## [WHAT IS ASKED]
Go through the listing and pick out each line with the word "this" in it.

## [RECORDS SUPPLIED]
══════════════════════════════
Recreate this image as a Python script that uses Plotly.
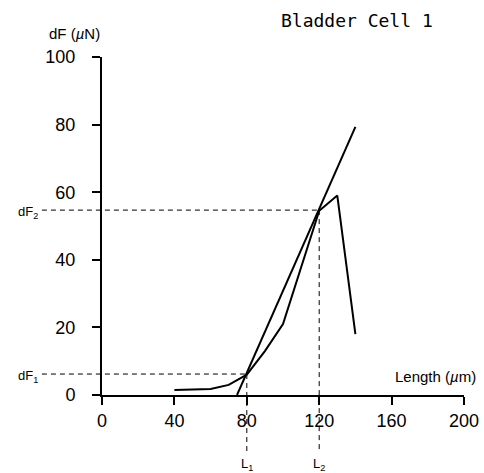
import plotly.graph_objects as go

# ---- data ----
length_um = [40, 60, 70, 80, 90, 100, 120, 130, 140]
dF_uN = [1.5, 1.8, 3.0, 6.0, 13.0, 21.0, 54.5, 59.0, 18.0]

tangent_x = [74.6, 140]
tangent_y = [0, 79.3]

guide_F = [6.2, 54.7]          # dF1, dF2
guide_L = [80, 120]            # L1, L2
guide_F_labels = ["dF<sub>1</sub>", "dF<sub>2</sub>"]
guide_L_labels = ["L<sub>1</sub>", "L<sub>2</sub>"]

x_ticks = [0, 40, 80, 120, 160, 200]
y_ticks = [0, 20, 40, 60, 80, 100]

XR = [0, 200]
YR = [0, 100]

def xp(v):
    return (v - XR[0]) / (XR[1] - XR[0])

def yp(v):
    return (v - YR[0]) / (YR[1] - YR[0])

FONT = "Liberation Sans, Arial, sans-serif"

fig = go.Figure()
fig.add_trace(go.Scatter(x=length_um, y=dF_uN, mode="lines",
                         line=dict(color="black", width=2), showlegend=False))
fig.add_trace(go.Scatter(x=tangent_x, y=tangent_y, mode="lines",
                         line=dict(color="black", width=2), showlegend=False))

shapes = []
annotations = []
left_end = -0.166
bottom_end = -0.172
for F, L, fl, ll in zip(guide_F, guide_L, guide_F_labels, guide_L_labels):
    shapes.append(dict(type="line", xref="paper", yref="paper",
                       x0=left_end, x1=xp(L), y0=yp(F), y1=yp(F),
                       line=dict(color="black", width=1, dash="5px,4px")))
    shapes.append(dict(type="line", xref="paper", yref="paper",
                       x0=xp(L), x1=xp(L), y0=yp(F), y1=bottom_end,
                       line=dict(color="black", width=1, dash="5px,4px")))
    annotations.append(dict(text=fl, xref="paper", yref="paper",
                            x=left_end - 0.004, y=yp(F), yshift=-2,
                            xanchor="right", yanchor="middle",
                            showarrow=False, font=dict(family=FONT, size=13, color="black")))
    annotations.append(dict(text=ll, xref="paper", yref="paper",
                            x=xp(L), y=-0.205, xanchor="center", yanchor="middle",
                            showarrow=False, font=dict(family=FONT, size=13, color="black")))

annotations.append(dict(text="Bladder Cell 1", xref="paper", yref="paper",
                        x=0.704, y=1, yshift=37, xanchor="center", yanchor="middle",
                        showarrow=False,
                        font=dict(family="DejaVu Sans Mono, monospace", size=18, color="black")))
annotations.append(dict(text="dF (<i>µ</i>N)", xref="paper", yref="paper",
                        x=0, y=1, xshift=0, yshift=13, xanchor="right", yanchor="bottom",
                        showarrow=False, font=dict(family=FONT, size=15, color="black")))
annotations.append(dict(text="Length (<i>µ</i>m)", xref="paper", yref="paper",
                        x=1, y=0, xshift=14, yshift=8, xanchor="right", yanchor="bottom",
                        showarrow=False, font=dict(family=FONT, size=15, color="black")))

axis_common = dict(showline=True, linecolor="black", linewidth=2,
                   ticks="outside", ticklen=8, tickwidth=2, tickcolor="black",
                   showgrid=False, zeroline=False, automargin=False,
                   tickfont=dict(family=FONT, size=18, color="black"))

fig.update_layout(
    width=484, height=473,
    margin=dict(l=102, r=20, t=57, b=78),
    plot_bgcolor="white", paper_bgcolor="white",
    xaxis=dict(range=XR, tickmode="array", tickvals=x_ticks, **axis_common),
    yaxis=dict(range=YR, tickmode="array", tickvals=y_ticks,
               ticklabelstandoff=13, **axis_common),
    shapes=shapes, annotations=annotations,
)

fig.write_html("out.html")
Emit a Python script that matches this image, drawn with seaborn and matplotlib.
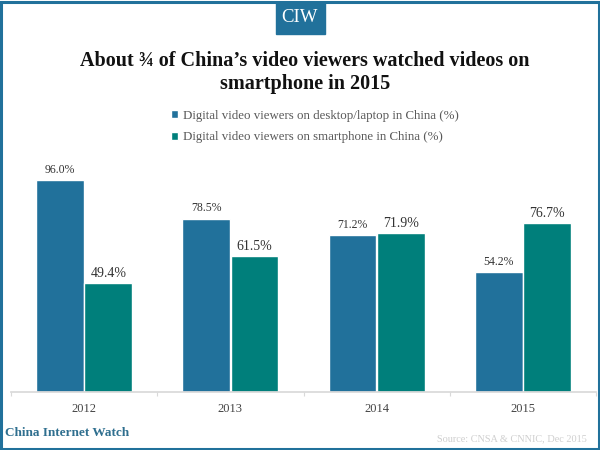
"""
China video viewers by device, 2012-2015
"""

import matplotlib.pyplot as plt
import pandas as pd
import seaborn as sns
from matplotlib.patches import Rectangle

years = ["2012", "2013", "2014", "2015"]
desktop = [96.0, 78.5, 71.2, 54.2]
smartphone = [49.4, 61.5, 71.9, 76.7]

desktop_name = "Digital video viewers on desktop/laptop in China (%)"
smartphone_name = "Digital video viewers on smartphone in China (%)"
title = "About ¾ of China’s video viewers watched videos on\nsmartphone in 2015"

BLUE = "#21719b"
TEAL = "#007f7b"

sns.set_theme(style="white")
plt.rcParams["font.family"] = ["Liberation Serif", "DejaVu Serif"]

df = pd.DataFrame({
    "year": years * 2,
    "value": desktop + smartphone,
    "series": [desktop_name] * 4 + [smartphone_name] * 4,
})

fig = plt.figure(figsize=(6, 4.5), dpi=100)
ax = fig.add_axes([11 / 600, 1 - 392 / 450, 585 / 600, 222 / 450])

sns.barplot(
    data=df, x="year", y="value", hue="series", saturation=1,
    palette=[BLUE, TEAL], width=0.66, gap=0.01, ax=ax,
)
ax.set_ylim(0, 100.5)
ax.set_xlim(-0.5, 3.5)
ax.set_xlabel("")
ax.set_ylabel("")
ax.set_yticks([])

# tick marks sit between the groups, not under them
ax.set_xticks([0, 1, 2, 3], years)
ax.set_xticks([-0.5, 0.5, 1.5, 2.5, 3.5], minor=True)
ax.tick_params(axis="x", which="major", length=0, labelsize=9, colors="#444444", pad=8)
ax.tick_params(axis="x", which="minor", length=3, color="#d9d9d9", width=0.8, bottom=True)

sns.despine(ax=ax, left=True)
ax.spines["bottom"].set_color("#d9d9d9")

ax.bar_label(ax.containers[0], fmt="%.1f%%", fontsize=8.5, color="#333333", padding=3)
ax.bar_label(ax.containers[1], fmt="%.1f%%", fontsize=10, color="#333333", padding=2)

leg = ax.legend(
    loc="upper center", bbox_to_anchor=(0.5, 1.0), bbox_transform=fig.transFigure,
    frameon=False, fontsize=9.3, handlelength=0.55, handleheight=0.55,
    handletextpad=0.4, labelspacing=0.75, labelcolor="#595959", alignment="left",
)
leg.set_bbox_to_anchor((315 / 600, 1 - 98 / 450), transform=fig.transFigure)

fig.text(0.508, 1 - 73 / 450, title, ha="center", va="center", fontsize=14.5,
         fontweight="bold", color="#111111", linespacing=1.2)

# frame and logo tab
fig.add_artist(Rectangle((0.002, 0.003), 0.996, 0.992, transform=fig.transFigure,
                         fill=False, edgecolor="#21719b", linewidth=2.2))
fig.add_artist(Rectangle((276 / 600, 1 - 34 / 450), 49 / 600, 32 / 450,
                         transform=fig.transFigure, color=BLUE, zorder=3))
fig.text(300 / 600, 1 - 18 / 450, "CIW", ha="center", va="center", fontsize=13.5,
         color="white", zorder=4)

fig.text(5 / 600, 1 - 433 / 450, "China Internet Watch", ha="left", va="center",
         fontsize=9.5, fontweight="bold", color="#2f6f8f")
fig.text(587 / 600, 1 - 439 / 450, "Source: CNSA & CNNIC, Dec 2015", ha="right",
         va="center", fontsize=7.4, color="#cfcfcf")

fig.savefig("out.png", dpi=100)
plt.close(fig)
══════════════════════════════
## [THE REPLY]
Recreate this image as a Python script that uses Plotly.
Emit a Python script that matches this image, drawn with seaborn and matplotlib.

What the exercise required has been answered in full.